# Ab  nächsten Freitag 26.10. ist mit stark fallenden ...



## koifischfan (17. Okt. 2012)

... Temperaturen zu rechnen. Bundesweit. Nachts Frost und am Tage 4 bis 8 Grad. Zum Glück mit wenig Niederschlag. Nutzt also das schöne Wochenende. Und den Chat am 21.10. : https://www.hobby-gartenteich.de/xf/threads/37700

Hier könnt ihr euch das Wetter selbst ansehen:
Heute bis +192 Stunden: http://www.wetterzentrale.de/topkarten/ani/gfs/
+192 bis +384 Stunden: http://www.wetterzentrale.de/topkarten/ani/gfsx/

Dazu oben im Fenster 'bitte wählen' 'Min/Max-Temperaturen' oder 'Niederschlag' wählen.


----------



## lollo (17. Okt. 2012)

*AW: Ab  nächsten Freitag 26.10. ist mit stark fallenden ...*

Hallo,

man, was ist denn das für ein Hellseher? 

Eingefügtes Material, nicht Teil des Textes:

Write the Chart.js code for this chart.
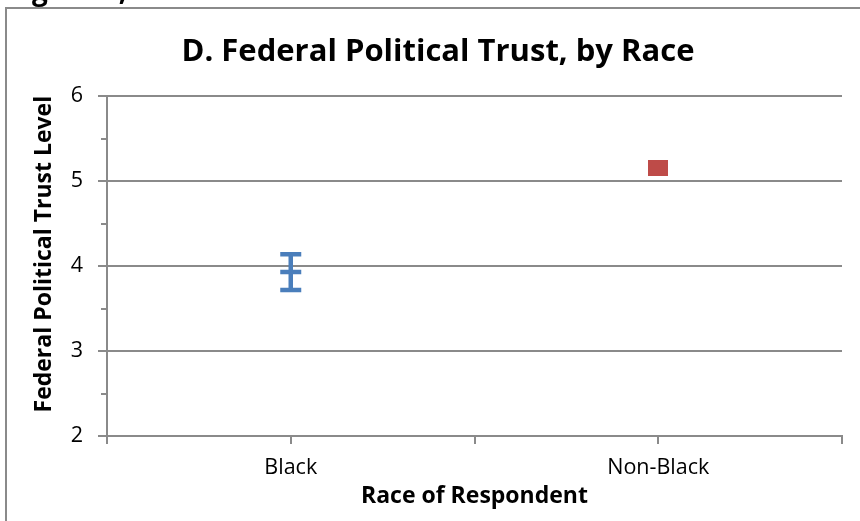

Ich verlaße mich da lieber auf Claudia Kleinert.


----------



## Joachim (17. Okt. 2012)

*AW: Ab  nächsten Freitag 26.10. ist mit stark fallenden ...*

Eigentlich gibts bei den ernst zu nehmenden Wetterfröschen so was wie ne freiwillige Selbstverpflichtung, nicht mehr wie 3 Tage vorher zu sagen. Den ARD Wetter Trend (ihr wisst schon das Diagramm) akzeptier ich auch noch, weils schön zeigt wie unterschiedlich die Prognosen bereits ab dem 4. Tag streuen...

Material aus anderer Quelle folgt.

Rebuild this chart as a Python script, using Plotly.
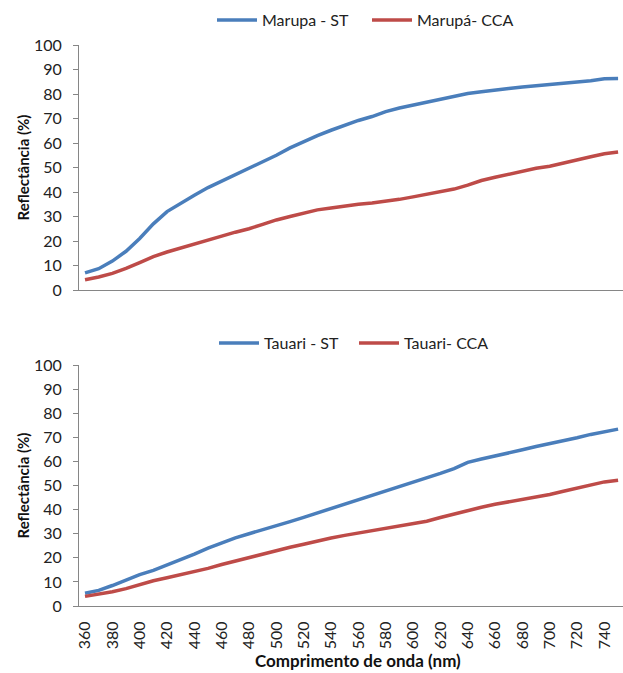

Ich mein, ok - es ist Herbst und möglich ist es natürlich. Vorbereiten sollte man sich und seinen Teich nun wirklich langsam, der Chatabend kommt grad noch rechtzeitig... soweit sind wir uns sicher einig.


----------



## Sandra1976 (18. Okt. 2012)

*AW: Ab  nächsten Freitag 26.10. ist mit stark fallenden ...*

Hallo,
also wenn ich morgens in unser "Wetterprogramm" reinschaue und Nachmittags nochmal, dann muss wohl jemand viel Zeit und Spaß mit den Diagrammen und Voraussagen haben. Das verändert sich so schnell, das ich an so weite Voraussagen nicht glaube, außer ich wohne in Ägypten  Da ist immer Sommer 
Lassen wir mal das Ganze auf uns zukommen. Wir wissen ja schließlich, dass der Herbst/Winter vor der Tür steht.
LG Sandra


----------